STATED TASK – Copy exactly, please, the lines of the data from its start through the line containing "sf15_err = [0.0063, 0.0049, 0.0034, 0.0069]".

SOURCE DATA –
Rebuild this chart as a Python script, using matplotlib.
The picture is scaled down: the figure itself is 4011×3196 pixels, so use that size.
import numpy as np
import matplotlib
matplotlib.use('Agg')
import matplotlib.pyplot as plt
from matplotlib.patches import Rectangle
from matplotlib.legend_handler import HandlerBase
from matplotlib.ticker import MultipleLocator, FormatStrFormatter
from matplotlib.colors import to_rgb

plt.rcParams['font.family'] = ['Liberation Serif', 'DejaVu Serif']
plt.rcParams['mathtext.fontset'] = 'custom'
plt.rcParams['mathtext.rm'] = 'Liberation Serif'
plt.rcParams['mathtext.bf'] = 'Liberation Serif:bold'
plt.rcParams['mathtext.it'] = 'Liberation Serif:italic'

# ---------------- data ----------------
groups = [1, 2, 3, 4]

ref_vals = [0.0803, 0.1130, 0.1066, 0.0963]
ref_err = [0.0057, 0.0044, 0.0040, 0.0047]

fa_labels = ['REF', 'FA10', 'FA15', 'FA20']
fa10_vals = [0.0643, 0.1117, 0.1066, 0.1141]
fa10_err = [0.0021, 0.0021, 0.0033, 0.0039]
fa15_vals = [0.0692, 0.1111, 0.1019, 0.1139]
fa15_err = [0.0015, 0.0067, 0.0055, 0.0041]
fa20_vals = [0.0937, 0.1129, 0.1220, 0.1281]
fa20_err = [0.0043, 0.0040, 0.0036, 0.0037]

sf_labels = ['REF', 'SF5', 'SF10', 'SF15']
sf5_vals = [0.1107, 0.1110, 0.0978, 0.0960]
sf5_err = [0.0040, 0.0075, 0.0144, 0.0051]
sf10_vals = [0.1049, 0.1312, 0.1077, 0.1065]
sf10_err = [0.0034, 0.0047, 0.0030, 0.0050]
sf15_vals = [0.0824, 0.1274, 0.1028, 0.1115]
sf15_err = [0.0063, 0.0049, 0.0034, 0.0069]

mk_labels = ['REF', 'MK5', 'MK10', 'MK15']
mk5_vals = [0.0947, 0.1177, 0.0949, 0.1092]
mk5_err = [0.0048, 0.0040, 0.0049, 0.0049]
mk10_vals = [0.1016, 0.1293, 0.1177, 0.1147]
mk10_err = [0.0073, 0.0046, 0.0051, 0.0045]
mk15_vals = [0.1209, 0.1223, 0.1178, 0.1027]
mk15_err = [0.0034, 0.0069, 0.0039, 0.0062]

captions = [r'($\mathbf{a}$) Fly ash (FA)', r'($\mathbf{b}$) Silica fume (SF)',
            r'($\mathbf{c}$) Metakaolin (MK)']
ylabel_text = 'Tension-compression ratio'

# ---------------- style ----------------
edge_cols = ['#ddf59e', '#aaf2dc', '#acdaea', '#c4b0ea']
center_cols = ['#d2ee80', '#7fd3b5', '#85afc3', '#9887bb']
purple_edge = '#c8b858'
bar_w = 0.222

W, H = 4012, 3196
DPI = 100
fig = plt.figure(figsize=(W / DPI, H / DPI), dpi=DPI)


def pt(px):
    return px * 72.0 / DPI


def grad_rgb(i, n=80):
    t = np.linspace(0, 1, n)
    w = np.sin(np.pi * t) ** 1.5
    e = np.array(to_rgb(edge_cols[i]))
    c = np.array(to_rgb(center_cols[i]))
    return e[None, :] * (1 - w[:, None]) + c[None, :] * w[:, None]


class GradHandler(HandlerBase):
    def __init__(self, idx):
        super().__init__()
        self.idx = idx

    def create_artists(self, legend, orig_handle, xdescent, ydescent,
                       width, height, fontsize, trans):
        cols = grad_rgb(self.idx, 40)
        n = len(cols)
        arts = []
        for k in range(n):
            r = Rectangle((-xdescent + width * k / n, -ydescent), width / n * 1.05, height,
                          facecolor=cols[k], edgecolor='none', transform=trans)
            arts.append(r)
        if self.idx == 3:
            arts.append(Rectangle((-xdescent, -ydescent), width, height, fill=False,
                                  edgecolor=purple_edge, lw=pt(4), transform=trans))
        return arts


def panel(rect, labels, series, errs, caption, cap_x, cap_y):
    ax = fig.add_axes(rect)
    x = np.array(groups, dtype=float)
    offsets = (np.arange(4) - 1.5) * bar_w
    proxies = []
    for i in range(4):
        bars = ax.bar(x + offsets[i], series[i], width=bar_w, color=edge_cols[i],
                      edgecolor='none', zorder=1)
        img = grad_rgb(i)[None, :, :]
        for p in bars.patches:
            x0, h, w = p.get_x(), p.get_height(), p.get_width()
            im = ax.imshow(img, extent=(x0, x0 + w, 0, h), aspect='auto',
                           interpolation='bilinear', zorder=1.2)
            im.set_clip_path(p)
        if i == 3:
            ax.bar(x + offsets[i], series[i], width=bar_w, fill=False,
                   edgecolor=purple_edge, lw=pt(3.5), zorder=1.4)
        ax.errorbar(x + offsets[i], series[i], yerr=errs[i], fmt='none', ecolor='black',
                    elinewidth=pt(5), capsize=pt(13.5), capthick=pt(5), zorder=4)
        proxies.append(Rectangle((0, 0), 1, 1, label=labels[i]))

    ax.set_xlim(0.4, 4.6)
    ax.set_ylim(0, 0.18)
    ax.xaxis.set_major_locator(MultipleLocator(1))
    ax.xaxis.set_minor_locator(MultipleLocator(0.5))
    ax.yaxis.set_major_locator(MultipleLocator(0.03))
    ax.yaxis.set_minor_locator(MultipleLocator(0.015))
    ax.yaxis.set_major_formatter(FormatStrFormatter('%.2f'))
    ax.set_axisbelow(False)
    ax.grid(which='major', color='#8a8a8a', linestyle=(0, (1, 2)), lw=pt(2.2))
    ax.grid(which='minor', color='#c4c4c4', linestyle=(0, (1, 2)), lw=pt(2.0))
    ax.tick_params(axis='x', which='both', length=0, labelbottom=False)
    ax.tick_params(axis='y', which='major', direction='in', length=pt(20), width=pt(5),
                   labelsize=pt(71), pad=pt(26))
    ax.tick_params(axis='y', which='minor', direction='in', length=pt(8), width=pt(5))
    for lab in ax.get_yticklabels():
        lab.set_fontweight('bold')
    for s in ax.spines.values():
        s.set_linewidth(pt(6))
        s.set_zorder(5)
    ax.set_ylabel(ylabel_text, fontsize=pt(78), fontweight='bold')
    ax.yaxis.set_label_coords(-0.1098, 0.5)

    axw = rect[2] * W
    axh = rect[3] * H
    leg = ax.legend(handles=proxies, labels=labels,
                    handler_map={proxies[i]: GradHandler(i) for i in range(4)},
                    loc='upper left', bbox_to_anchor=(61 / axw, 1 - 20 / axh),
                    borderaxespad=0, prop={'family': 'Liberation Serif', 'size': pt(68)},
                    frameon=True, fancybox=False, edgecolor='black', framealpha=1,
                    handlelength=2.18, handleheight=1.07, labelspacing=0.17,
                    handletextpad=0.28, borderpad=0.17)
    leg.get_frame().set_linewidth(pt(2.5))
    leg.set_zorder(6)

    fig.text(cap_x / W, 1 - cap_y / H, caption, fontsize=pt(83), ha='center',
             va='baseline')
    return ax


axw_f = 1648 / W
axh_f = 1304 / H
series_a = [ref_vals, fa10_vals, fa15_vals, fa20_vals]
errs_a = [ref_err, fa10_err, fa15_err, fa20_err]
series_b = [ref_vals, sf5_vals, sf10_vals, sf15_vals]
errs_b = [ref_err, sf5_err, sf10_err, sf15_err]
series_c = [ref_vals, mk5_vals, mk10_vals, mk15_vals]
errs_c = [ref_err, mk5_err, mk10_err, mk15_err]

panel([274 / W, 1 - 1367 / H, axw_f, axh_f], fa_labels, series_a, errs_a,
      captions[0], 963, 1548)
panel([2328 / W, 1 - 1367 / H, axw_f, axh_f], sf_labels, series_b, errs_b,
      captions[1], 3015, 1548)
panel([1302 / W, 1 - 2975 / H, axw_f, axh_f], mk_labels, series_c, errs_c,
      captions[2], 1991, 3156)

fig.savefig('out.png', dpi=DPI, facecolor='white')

WRITTEN RESPONSE –
Rebuild this chart as a Python script, using matplotlib.
The picture is scaled down: the figure itself is 4011×3196 pixels, so use that size.
import numpy as np
import matplotlib
matplotlib.use('Agg')
import matplotlib.pyplot as plt
from matplotlib.patches import Rectangle
from matplotlib.legend_handler import HandlerBase
from matplotlib.ticker import MultipleLocator, FormatStrFormatter
from matplotlib.colors import to_rgb

plt.rcParams['font.family'] = ['Liberation Serif', 'DejaVu Serif']
plt.rcParams['mathtext.fontset'] = 'custom'
plt.rcParams['mathtext.rm'] = 'Liberation Serif'
plt.rcParams['mathtext.bf'] = 'Liberation Serif:bold'
plt.rcParams['mathtext.it'] = 'Liberation Serif:italic'

# ---------------- data ----------------
groups = [1, 2, 3, 4]

ref_vals = [0.0803, 0.1130, 0.1066, 0.0963]
ref_err = [0.0057, 0.0044, 0.0040, 0.0047]

fa_labels = ['REF', 'FA10', 'FA15', 'FA20']
fa10_vals = [0.0643, 0.1117, 0.1066, 0.1141]
fa10_err = [0.0021, 0.0021, 0.0033, 0.0039]
fa15_vals = [0.0692, 0.1111, 0.1019, 0.1139]
fa15_err = [0.0015, 0.0067, 0.0055, 0.0041]
fa20_vals = [0.0937, 0.1129, 0.1220, 0.1281]
fa20_err = [0.0043, 0.0040, 0.0036, 0.0037]

sf_labels = ['REF', 'SF5', 'SF10', 'SF15']
sf5_vals = [0.1107, 0.1110, 0.0978, 0.0960]
sf5_err = [0.0040, 0.0075, 0.0144, 0.0051]
sf10_vals = [0.1049, 0.1312, 0.1077, 0.1065]
sf10_err = [0.0034, 0.0047, 0.0030, 0.0050]
sf15_vals = [0.0824, 0.1274, 0.1028, 0.1115]
sf15_err = [0.0063, 0.0049, 0.0034, 0.0069]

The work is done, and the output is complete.